TASK DETAILS —
The line containing "const gray = '#44546a';" marks the end: extract everything from the first line of the data through that line, exactly, with no pictures.
◆ ◆ ◆
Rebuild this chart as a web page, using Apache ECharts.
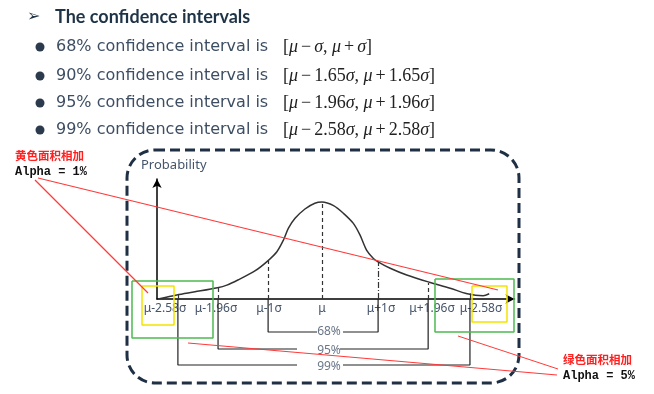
<!DOCTYPE html>
<html><head><meta charset="utf-8">
<script src="https://cdn.jsdelivr.net/npm/echarts@6/dist/echarts.min.js"></script>
<style>html,body{margin:0;padding:0;background:#fff}#c{width:654px;height:394px}</style>
</head><body><div id="c"></div>
<script>
// ---- data ----
const intervalPct = ['68%', '90%', '95%', '99%'];
const intervalZ = ['', '1.65', '1.96', '2.58'];
const curveX = [-2.98, -2.64, -2.31, -1.90, -1.73, -1.53, -1.22, -0.99, -0.82, -0.70, -0.61, -0.49, -0.31, -0.13, 0, 0.21, 0.39, 0.57, 0.69, 0.81, 0.93, 1.02, 1.24, 1.54, 1.95, 2.33, 2.64, 2.93, 3.04];
const curveY = [0, 0.017, 0.030, 0.047, 0.058, 0.079, 0.117, 0.158, 0.197, 0.246, 0.295, 0.336, 0.375, 0.399, 0.404, 0.389, 0.357, 0.315, 0.267, 0.204, 0.170, 0.155, 0.128, 0.100, 0.070, 0.045, 0.022, 0.014, 0.022];
const tickPos = [-2.62, -1.89, -0.98, 0, 1.02, 1.93, 2.69];
const tickTop = [0.017, 0.05, 0.158, 0.404, 0.156, 0.067, 0.023];
const tickLabels = ['μ-2.58σ', 'μ-1.96σ', 'μ-1σ', 'μ', 'μ+1σ', 'μ+1.96σ', 'μ-2.58σ'];
const labelPos = [-2.855, -1.927, -0.964, 0, 1.073, 2.0, 2.891];
const bracketPct = ['68%', '95%', '99%'];
const bracketLo = [-0.98, -1.89, -2.62];
const bracketHi = [1.02, 1.93, 2.69];
const bracketLevel = [-0.1375, -0.2083, -0.275];
const greenBoxes = [[-3.4545, 0.075, -1.9818, -0.1625], [2.0545, 0.0833, 3.4909, -0.1375]];
const yellowBoxes = [[-3.2727, 0.0542, -2.6909, -0.1083], [2.7273, 0.0542, 3.3636, -0.0958]];
const calloutLeft = ['黄色面积相加', 'Alpha = 1%'];
const calloutRight = ['绿色面积相加', 'Alpha = 5%'];

const chart = echarts.init(document.getElementById('c'), null, {renderer: 'canvas'});
const gray = '#44546a';

const tickStyles = ['solid', [4, 3], [4, 3], [4, 3], [6, 2, 1, 2], [4, 3], 'solid'];
const markData = tickPos.map((x, i) => [
  {coord: [x, 0], lineStyle: {type: tickStyles[i], color: '#333', width: 1.2}},
  {coord: [x, tickTop[i]]}
]);

const gapLeft = [-0.091, -0.4545, -0.4545];
const gapRight = [0.382, 0.327, 0.382];
const bracketSeries = bracketPct.map((p, i) => ({
  type: 'line', clip: false, symbol: 'none', silent: true,
  lineStyle: {color: '#222', width: 1.2},
  data: [[bracketLo[i], 0], [bracketLo[i], bracketLevel[i]], [gapLeft[i], bracketLevel[i]]]
})).concat(bracketPct.map((p, i) => ({
  type: 'line', clip: false, symbol: 'none', silent: true,
  lineStyle: {color: '#222', width: 1.2},
  data: [[gapRight[i], bracketLevel[i]], [bracketHi[i], bracketLevel[i]], [bracketHi[i], 0]]
})));

// boxes live on a hidden grid sharing the same scale but a wider x range
function boxSeries(b, color) {
  return {
    type: 'line', clip: false, symbol: 'none', silent: true, z: 5,
    xAxisIndex: 1, yAxisIndex: 1,
    lineStyle: {color: color, width: 1.5},
    data: [[b[0], b[1]], [b[2], b[1]], [b[2], b[3]], [b[0], b[3]], [b[0], b[1]]]
  };
}

const pctLabels = {
  type: 'scatter', clip: false, symbolSize: 1, silent: true,
  itemStyle: {color: 'rgba(0,0,0,0)'},
  data: bracketPct.map((p, i) => ({value: [0.127, bracketLevel[i] - (i ? 0.008 : 0)], name: p})),
  label: {show: true, position: 'inside', formatter: d => d.name, color: gray, fontSize: 12, fontFamily: 'Noto Sans'}
};

// top text
const textColor = '#3d4e63';
const rows = intervalPct.map((p, i) => {
  const y = [47, 76, 103, 130][i];
  const z = intervalZ[i];
  return [
    {type: 'circle', shape: {cx: 40, cy: y, r: 4.5}, style: {fill: '#2b3a4d'}},
    {type: 'text', x: 56, y: y, style: {text: p + ' confidence interval is', fill: textColor, font: '16px "DejaVu Sans"', verticalAlign: 'middle'}},
    {type: 'text', x: 283, y: y, style: {
      text: '{n|[}{i|μ}{o|−}{n|' + z + '}{i|σ}{n|, }{i|μ}{o|+}{n|' + z + '}{i|σ}{n|]}',
      verticalAlign: 'middle',
      rich: {
        n: {font: '18px "Liberation Serif"', fill: '#222'},
        o: {font: '18px "Liberation Serif"', fill: '#222', padding: [0, 3]},
        i: {font: 'italic 18px "Liberation Serif"', fill: '#222'}
      }
    }}
  ];
}).flat();

const red = '#ff3a3a';
const graphics = [
  {type: 'rect', z: 1, shape: {x: 127, y: 150, width: 392, height: 233, r: 28},
   style: {fill: 'none', stroke: '#1f2f44', lineWidth: 3, lineDash: [10, 5]}},
  {type: 'text', x: 27, y: 17, style: {text: '➢', fill: '#1f3347', font: '16px "DejaVu Sans"', verticalAlign: 'middle'}},
  {type: 'text', x: 55, y: 17, style: {text: 'The confidence intervals', fill: '#1f3347', font: 'bold 18px Lato', verticalAlign: 'middle'}},
  {type: 'text', x: 141, y: 165, style: {text: 'Probability', fill: gray, font: '13px "Noto Sans"', verticalAlign: 'middle'}},
  {type: 'text', x: 15, y: 156, style: {text: calloutLeft[0], fill: '#ff2020', font: 'bold 11.5px "Noto Sans CJK SC"', verticalAlign: 'middle'}},
  {type: 'text', x: 15, y: 172, style: {text: calloutLeft[1], fill: '#111', font: 'bold 12px "Liberation Mono"', verticalAlign: 'middle'}},
  {type: 'text', x: 563, y: 360, style: {text: calloutRight[0], fill: '#ff2020', font: 'bold 11.5px "Noto Sans CJK SC"', verticalAlign: 'middle'}},
  {type: 'text', x: 563, y: 376, style: {text: calloutRight[1], fill: '#111', font: 'bold 12px "Liberation Mono"', verticalAlign: 'middle'}},
  {type: 'line', z: 100, shape: {x1: 38, y1: 178, x2: 498, y2: 290}, style: {stroke: red, lineWidth: 1.2}},
  {type: 'line', z: 100, shape: {x1: 35, y1: 180, x2: 148, y2: 293}, style: {stroke: red, lineWidth: 1.2}},
  {type: 'line', z: 100, shape: {x1: 558, y1: 369, x2: 458, y2: 336}, style: {stroke: red, lineWidth: 1}},
  {type: 'line', z: 100, shape: {x1: 557, y1: 375, x2: 188, y2: 343}, style: {stroke: red, lineWidth: 1.2}}
].concat(rows);

chart.setOption({
  animation: false,
  grid: [
    {left: 157, top: 179, right: 139.5, bottom: 95},
    {left: 124, top: 179, right: 139.5, bottom: 95}
  ],
  xAxis: [{
    type: 'value', min: -3, max: 3.5, gridIndex: 0,
    axisLine: {onZero: false, lineStyle: {color: '#000', width: 1.5}, symbol: ['none', 'arrow'], symbolSize: [7, 9]},
    axisTick: {show: false}, splitLine: {show: false},
    axisLabel: {
      customValues: labelPos, margin: 4, color: gray, fontSize: 12, fontFamily: 'Noto Sans',
      formatter: v => {
        let k = 0, best = 1e9;
        labelPos.forEach((p, i) => { if (Math.abs(p - v) < best) { best = Math.abs(p - v); k = i; } });
        return tickLabels[k];
      }
    }
  }, {
    type: 'value', min: -3.6, max: 3.5, gridIndex: 1, show: false
  }],
  yAxis: [{
    type: 'value', min: 0, max: 0.5, gridIndex: 0,
    axisLine: {show: true, onZero: false, lineStyle: {color: '#000', width: 1.5}, symbol: ['none', 'arrow'], symbolSize: [7, 9]},
    axisTick: {show: false}, splitLine: {show: false}, axisLabel: {show: false}
  }, {
    type: 'value', min: 0, max: 0.5, gridIndex: 1, show: false
  }],
  graphic: graphics,
  series: [
    {
      type: 'line', smooth: 0.3, symbol: 'none', silent: true, z: 3,
      lineStyle: {color: '#333', width: 1.5},
      data: curveX.map((x, i) => [x, curveY[i]]),
      markLine: {silent: true, symbol: 'none', label: {show: false}, animation: false, data: markData}
    },
    boxSeries(greenBoxes[0], '#4cbb50'), boxSeries(greenBoxes[1], '#4cbb50'),
    boxSeries(yellowBoxes[0], '#f5e400'), boxSeries(yellowBoxes[1], '#f5e400'),
    pctLabels
  ].concat(bracketSeries)
});
</script></body></html>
◆ ◆ ◆
OUTPUT FOR THIS EXERCISE —
Rebuild this chart as a web page, using Apache ECharts.
<!DOCTYPE html>
<html><head><meta charset="utf-8">
<script src="https://cdn.jsdelivr.net/npm/echarts@6/dist/echarts.min.js"></script>
<style>html,body{margin:0;padding:0;background:#fff}#c{width:654px;height:394px}</style>
</head><body><div id="c"></div>
<script>
// ---- data ----
const intervalPct = ['68%', '90%', '95%', '99%'];
const intervalZ = ['', '1.65', '1.96', '2.58'];
const curveX = [-2.98, -2.64, -2.31, -1.90, -1.73, -1.53, -1.22, -0.99, -0.82, -0.70, -0.61, -0.49, -0.31, -0.13, 0, 0.21, 0.39, 0.57, 0.69, 0.81, 0.93, 1.02, 1.24, 1.54, 1.95, 2.33, 2.64, 2.93, 3.04];
const curveY = [0, 0.017, 0.030, 0.047, 0.058, 0.079, 0.117, 0.158, 0.197, 0.246, 0.295, 0.336, 0.375, 0.399, 0.404, 0.389, 0.357, 0.315, 0.267, 0.204, 0.170, 0.155, 0.128, 0.100, 0.070, 0.045, 0.022, 0.014, 0.022];
const tickPos = [-2.62, -1.89, -0.98, 0, 1.02, 1.93, 2.69];
const tickTop = [0.017, 0.05, 0.158, 0.404, 0.156, 0.067, 0.023];
const tickLabels = ['μ-2.58σ', 'μ-1.96σ', 'μ-1σ', 'μ', 'μ+1σ', 'μ+1.96σ', 'μ-2.58σ'];
const labelPos = [-2.855, -1.927, -0.964, 0, 1.073, 2.0, 2.891];
const bracketPct = ['68%', '95%', '99%'];
const bracketLo = [-0.98, -1.89, -2.62];
const bracketHi = [1.02, 1.93, 2.69];
const bracketLevel = [-0.1375, -0.2083, -0.275];
const greenBoxes = [[-3.4545, 0.075, -1.9818, -0.1625], [2.0545, 0.0833, 3.4909, -0.1375]];
const yellowBoxes = [[-3.2727, 0.0542, -2.6909, -0.1083], [2.7273, 0.0542, 3.3636, -0.0958]];
const calloutLeft = ['黄色面积相加', 'Alpha = 1%'];
const calloutRight = ['绿色面积相加', 'Alpha = 5%'];

const chart = echarts.init(document.getElementById('c'), null, {renderer: 'canvas'});
const gray = '#44546a';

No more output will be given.